Make no mistake, the “war on terra”, like the “war on drugs”, isn’t really about all of the wonderful family values that the cabal running this country (and that includes BOTH poltical parties and much of the corporate leadership as well) tells us it’s about. It’s about control. It’s about greed. It’s about manufacturing consent for widening war. When you’re confronted everywhere by blockades and guns and surveillance it erodes any illusion of freedom. The environment we create for ourselves is becoming both a prison and a reflection of how deeply irrational American society has become.

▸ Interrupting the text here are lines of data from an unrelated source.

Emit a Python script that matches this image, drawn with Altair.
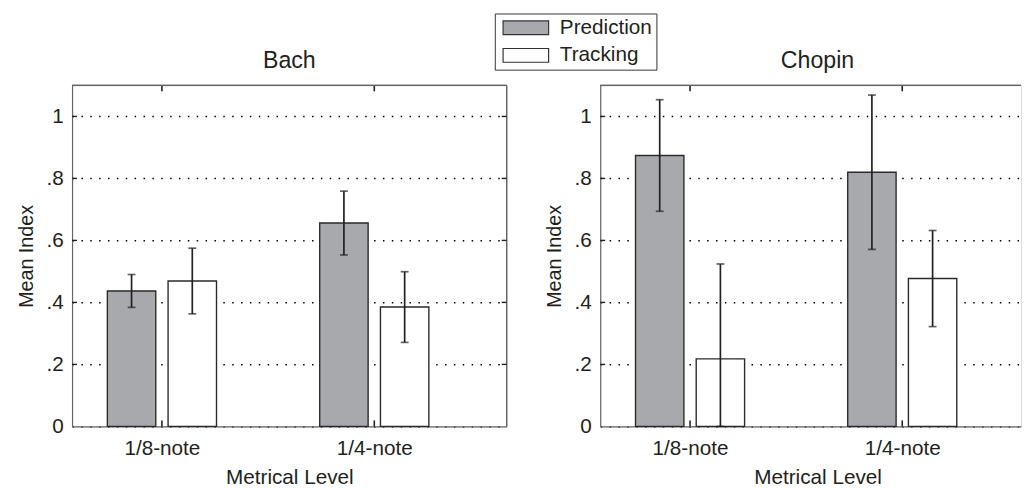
import json
import altair as alt
import pandas as pd

# ---- data ----
levels = ["1/8-note", "1/4-note"]
conditions = ["Prediction", "Tracking"]
bar_level = ["1/8-note", "1/8-note", "1/4-note", "1/4-note"]
bar_condition = ["Prediction", "Tracking", "Prediction", "Tracking"]
bach_mean = [0.437, 0.469, 0.656, 0.385]
bach_err = [0.053, 0.106, 0.103, 0.114]
chopin_mean = [0.874, 0.218, 0.820, 0.477]
chopin_err = [0.180, 0.306, 0.249, 0.155]
y_ticks = [0, 0.2, 0.4, 0.6, 0.8, 1.0]
y_tick_labels = ["0", ".2", ".4", ".6", ".8", "1"]

FONT = "Liberation Sans"
TXT = "#231f20"
FRAME = "#666666"
FS = 21

PX_PER_UNIT = 220.5
H = 346
GROUP_SHIFT = 0.143
HALF_BAR = 0.114


def panel(title, mean, err, width, right_border, legend):
    df = pd.DataFrame({
        "level": bar_level,
        "condition": bar_condition,
        "mean": mean,
        "err": err,
    })
    df["lvl"] = [levels.index(l) + 1 for l in df["level"]]
    xmax = 0.6 + width / PX_PER_UNIT
    xs = alt.Scale(domain=[0.6, xmax], nice=False, zero=False)
    ys = alt.Scale(domain=[0, 1.1], nice=False, zero=False)

    label_expr = "datum.value == 1 ? '%s' : '%s'" % (levels[0], levels[1])
    xaxis = alt.Axis(values=[1, 2], labelExpr=label_expr, title="Metrical Level",
                     ticks=False, grid=False, domainColor=FRAME, domainWidth=1.2,
                     labelPadding=12, titlePadding=8, titleX=220.5,
                     labelFontSize=FS, titleFontSize=FS, titleFontWeight="normal",
                     labelFont=FONT, titleFont=FONT, labelColor=TXT, titleColor=TXT)
    yaxis = alt.Axis(values=y_ticks, labelExpr=json.dumps(y_tick_labels) + "[round(datum.value*5)]",
                     title="Mean Index", ticks=False, grid=True, gridDash=[1.5, 7.5],
                     gridColor="#000000", gridWidth=1.5, domainColor=FRAME, domainWidth=1.2,
                     labelPadding=9, titlePadding=10, labelFontSize=FS, titleFontSize=20,
                     titleFontWeight="normal",
                     labelFont=FONT, titleFont=FONT, labelColor=TXT, titleColor=TXT)

    base = alt.Chart(df).transform_calculate(
        xc=f"datum.lvl + (datum.condition == '{conditions[0]}' ? -{GROUP_SHIFT} : {GROUP_SHIFT})"
    ).transform_calculate(
        x1=f"datum.xc - {HALF_BAR}", x2=f"datum.xc + {HALF_BAR}",
        lo="max(0, datum.mean - datum.err)", hi="datum.mean + datum.err",
    )

    bars = base.mark_bar(orient="vertical", stroke="#2a2a2a", strokeWidth=1.4).encode(
        x=alt.X("x1:Q", scale=xs, axis=xaxis),
        x2="x2:Q",
        y=alt.Y("mean:Q", scale=ys, axis=yaxis),
        y2=alt.datum(0),
        color=alt.Color("condition:N",
                        scale=alt.Scale(domain=conditions, range=["#a7a9ac", "#ffffff"]),
                        legend=legend),
    )
    ebar = base.mark_rule(color="#231f20", strokeWidth=1.7).encode(
        x="xc:Q", y="lo:Q", y2="hi:Q")
    cap_hi = base.mark_tick(orient="horizontal", size=8, thickness=1.7, color="#231f20").encode(
        x="xc:Q", y="hi:Q")
    cap_lo = base.mark_tick(orient="horizontal", size=8, thickness=1.7, color="#231f20").encode(
        x="xc:Q", y="lo:Q")

    tick_df = pd.DataFrame({"pos": [1, 2]})
    top_ticks = alt.Chart(tick_df).mark_rule(color="#231f20", strokeWidth=1.6).encode(
        x="pos:Q", y=alt.value(0), y2=alt.value(6))
    bot_ticks = alt.Chart(tick_df).mark_rule(color="#231f20", strokeWidth=1.6).encode(
        x="pos:Q", y=alt.value(H - 6), y2=alt.value(H))
    top_border = alt.Chart(tick_df).mark_rule(color=FRAME, strokeWidth=1.2).encode(
        x=alt.value(0), x2=alt.value(width), y=alt.value(0))

    yt_df = pd.DataFrame({"v": y_ticks[1:]})
    left_yt = alt.Chart(yt_df).mark_rule(color="#231f20", strokeWidth=1.4).encode(
        x=alt.value(0), x2=alt.value(5), y="v:Q")

    layers = [bars, ebar, cap_hi, cap_lo, top_ticks, bot_ticks, top_border, left_yt]
    if right_border:
        layers.append(alt.Chart(tick_df).mark_rule(color=FRAME, strokeWidth=1.2).encode(
            x=alt.value(width), y=alt.value(0), y2=alt.value(H)))
        layers.append(alt.Chart(yt_df).mark_rule(color="#231f20", strokeWidth=1.4).encode(
            x=alt.value(width - 5), x2=alt.value(width), y="v:Q"))

    dx = (441 - width) / 2
    return alt.layer(*layers).properties(
        width=width, height=H,
        title=alt.TitleParams(title, fontSize=23.5, fontWeight="normal", offset=12,
                              dx=dx, color=TXT, font=FONT),
    )


legend = alt.Legend(
    orient="none", legendX=429, legendY=-73, title=None,
    symbolType="M-3.3,-1L3.3,-1L3.3,1L-3.3,1Z", symbolSize=196,
    symbolStrokeColor="#333333", symbolStrokeWidth=1.2,
    symbolOffset=17, labelOffset=24, labelFontSize=FS, labelColor=TXT, labelFont=FONT,
    strokeColor="#333333", padding=4, rowPadding=6, fillColor="#ffffff",
)

left = panel("Bach", bach_mean, bach_err, 441, True, legend)
right = panel("Chopin", chopin_mean, chopin_err, 427, False, legend)

chart = alt.hconcat(left, right, spacing=35).properties(
    padding={"left": 7, "top": 1, "right": 0, "bottom": 0},
).configure_view(strokeOpacity=0).configure(background="#ffffff")

chart.save("out.html", embed_options={"renderer": "svg", "actions": False})
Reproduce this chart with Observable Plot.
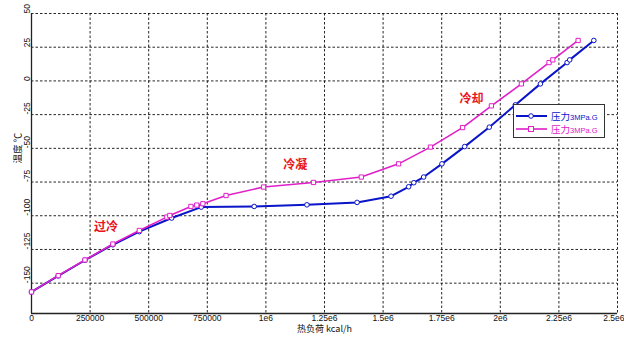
<!DOCTYPE html>
<html><head><meta charset="utf-8">
<script src="https://cdn.jsdelivr.net/npm/d3@7"></script>
<script src="https://cdn.jsdelivr.net/npm/@observablehq/plot@0.6"></script>
<style>
body{margin:0;background:#fff;}
#wrap{position:relative;width:624px;height:337px;}
#legend{position:absolute;left:513px;top:104px;width:92px;height:34px;border:1px solid #333;background:#fff;box-sizing:border-box;}
.row{position:absolute;left:0;height:12px;display:flex;align-items:center;overflow:hidden;}
.lbl{font-family:"Noto Sans CJK SC",sans-serif;font-size:9.5px;margin-left:2px;line-height:12px;height:12px;}
.lbl small{font-family:"Liberation Sans",sans-serif;font-size:7.5px;}
</style></head>
<body><div id="wrap"><div id="legend"></div></div>
<script>
// Series: 压力3MPa.G (blue, circles)
const blueX = [0,114000,228000,347000,460000,598000,724000,950000,1175000,1389000,1534000,1609000,1631000,1673000,1751000,1848000,1953000,2064000,2171000,2285000,2296000,2399000];
const blueT = [-156.5,-144.6,-133,-121.5,-111.8,-101.7,-93.6,-93.1,-91.9,-90.1,-85.5,-78.5,-75.5,-71.3,-61.5,-48.7,-34.3,-17.8,-2.2,13.6,15.6,30];
// Series: 压力3MPa.G (magenta, squares)
const magX = [0,114000,228000,347000,460000,577000,590000,680000,705000,731000,830000,990000,1203000,1407000,1566000,1702000,1839000,1962000,2090000,2208000,2224000,2332000];
const magT = [-156.5,-144.4,-132.8,-121,-110.9,-101,-99.8,-93.1,-92.1,-91.1,-85,-78.7,-75.3,-71.3,-61.5,-49.1,-34.6,-18.5,-2.2,13.6,15.6,30];
const seriesNames = ["压力", "压力"];
const seriesSuffix = ["3MPa.G", "3MPa.G"];
const xTicks = [0,250000,500000,750000,1000000,1250000,1500000,1750000,2000000,2250000,2500000];
const xTickLabels = ["0","250000","500000","750000","1e6","1.25e6","1.5e6","1.75e6","2e6","2.25e6","2.5e6"];
const yTicks = [50,25,0,-25,-50,-75,-100,-125,-150];
const yTickLabels = ["50","25","0","-25","-50","-75","-100","-125","-150"];
const regionLabels = ["过冷","冷凝","冷却"];
const regionX = [318000,1125000,1877000];
const regionT = [-108.8,-62.7,-13.7];
const xTitle = "热负荷 kcal/h";
const yTitle = "温度 ℃";

const BLUE = "#0a14c8", MAG = "#e020c8";
const blue = blueX.map((x,i)=>({x, t: blueT[i]}));
const mag = magX.map((x,i)=>({x, t: magT[i]}));
const xt = xTicks.map((v,i)=>({v, l: xTickLabels[i]}));
const xtMain = xt.slice(0, -1), xtLast = xt.slice(-1);
const yt = yTicks.map((v,i)=>({v, l: yTickLabels[i]}));
const reg = regionLabels.map((l,i)=>({l, x: regionX[i], t: regionT[i]}));
const FONT = "Liberation Sans, Arial, sans-serif";
const CJK = "Noto Sans CJK SC, sans-serif";

const chart = Plot.plot({
  width: 624, height: 337,
  marginLeft: 31, marginRight: 7, marginTop: 13, marginBottom: 24,
  x: {domain: [0, 2500000], axis: null},
  y: {domain: [-172.5, 50], axis: null},
  style: {background: "#fff", fontFamily: FONT},
  marks: [
    Plot.ruleX(xTicks, {stroke: "#000", strokeDasharray: "2.5,2", strokeWidth: 1, strokeOpacity: 0.85}),
    Plot.ruleY(yTicks, {stroke: "#000", strokeDasharray: "2.5,2", strokeWidth: 1, strokeOpacity: 0.85}),
    Plot.ruleX([0], {stroke: "#222", strokeWidth: 1.3}),
    Plot.ruleY([-172.5], {stroke: "#222", strokeWidth: 1.3}),
    Plot.text(xtMain, {x: "v", text: "l", frameAnchor: "bottom", lineAnchor: "top", dy: 1.5, fontSize: 8.5, fill: "#111"}),
    Plot.text(xtLast, {x: "v", text: "l", frameAnchor: "bottom", lineAnchor: "top", textAnchor: "end", dx: 7, dy: 1.5, fontSize: 8.5, fill: "#111"}),
    Plot.text(yt, {y: "v", text: "l", frameAnchor: "left", dx: -4, rotate: -90, fontSize: 8.5, fill: "#111"}),
    Plot.text([xTitle], {frameAnchor: "bottom", lineAnchor: "top", dy: 12.5, fontSize: 9, fill: "#111", fontFamily: CJK}),
    Plot.text([yTitle], {frameAnchor: "left", dx: -14, rotate: -90, fontSize: 9.5, fill: "#111", fontFamily: CJK}),
    Plot.line(blue, {x: "x", y: "t", stroke: BLUE, strokeWidth: 2}),
    Plot.dot(blue, {x: "x", y: "t", r: 2.3, stroke: BLUE, fill: "#fff", strokeWidth: 1}),
    Plot.line(mag, {x: "x", y: "t", stroke: MAG, strokeWidth: 1.6}),
    Plot.dot(mag, {x: "x", y: "t", symbol: "square", r: 2.4, stroke: MAG, fill: "#fff", strokeWidth: 1}),
    Plot.text(reg, {x: "x", y: "t", text: "l", fill: "#e8141e", fontSize: 12, fontWeight: "bold", fontFamily: CJK})
  ]
});
document.getElementById("wrap").prepend(chart);

// legend
const leg = document.getElementById("legend");
const cols = [BLUE, MAG];
const syms = ["circle", "square"];
seriesNames.forEach((n, i) => {
  const row = document.createElement("div");
  row.className = "row";
  row.style.top = (5 + i * 13) + "px";
  const mk = syms[i] === "circle"
    ? `<circle cx="17" cy="6" r="2.3" fill="#fff" stroke="${cols[i]}"/>`
    : `<rect x="14.5" y="3.5" width="5" height="5" fill="#fff" stroke="${cols[i]}"/>`;
  row.innerHTML = `<svg width="35" height="12"><line x1="2" x2="33" y1="6" y2="6" stroke="${cols[i]}" stroke-width="${i ? 1.6 : 2}"/>${mk}</svg><span class="lbl" style="color:${cols[i]}">${n}<small>${seriesSuffix[i]}</small></span>`;
  leg.appendChild(row);
});
</script></body></html>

Many designers and planners agree that the practice of setting new buildings back from the street is one of the most troubling security impositions. In “The Death and Life of Great American Cities,” Jane Jacobs told of the “intricate sidewalk ballet” that characterized the stretch of Hudson Street in Greenwich Village, where she lived in the 1960s. The ballet involved locksmiths, shopkeepers, butchers, longshoremen, teenagers, tailors, toddlers — people of all stripes whose everyday interactions on the packed street, she argued, provoked a sense of “casual public trust” in the community. Today’s security installations reduce our chance encounters on the street and risk breaking our casual public bonds.
“Cities basically operate off their street life, and if buildings become just big blank walls because people are afraid of the street, it’s fundamentally contradictory to what cities are all about,” Chakrabarti says. He adds: “You look at the charts that a lot of security people use and they’ll say, ‘The building has to be X-hundred feet from the street.’ You start thinking about that en masse and what you’re talking about is the suburbs. That kind of thinking, when it starts becoming cumulative, could really endanger something that we really want and need, which is a dense urban environment.”
This isn’t just a problem in our big urban centers. It’s all across our landscape. A country on a continual war footing can’t remain healthy. We need to take a step back and realize what we’re giving up, realize that we’re blowing these threats all out of proportion while our very infrastructure crumbles beneath our feet. It’s a collapsing freeway overpass that is more likely to snuff out your life than some fanatic suicide bomber. One of our great cities goes unrecovered while we fortify every nook and cranny elsewhere. It’s time to get some perspective, grow back our spines. To continue down this path is to willingly sell out our souls. Perhaps we’re too far gone and we’ve already done so. America the big armed suburb, with frightened eyes peeking out through ballistic glass.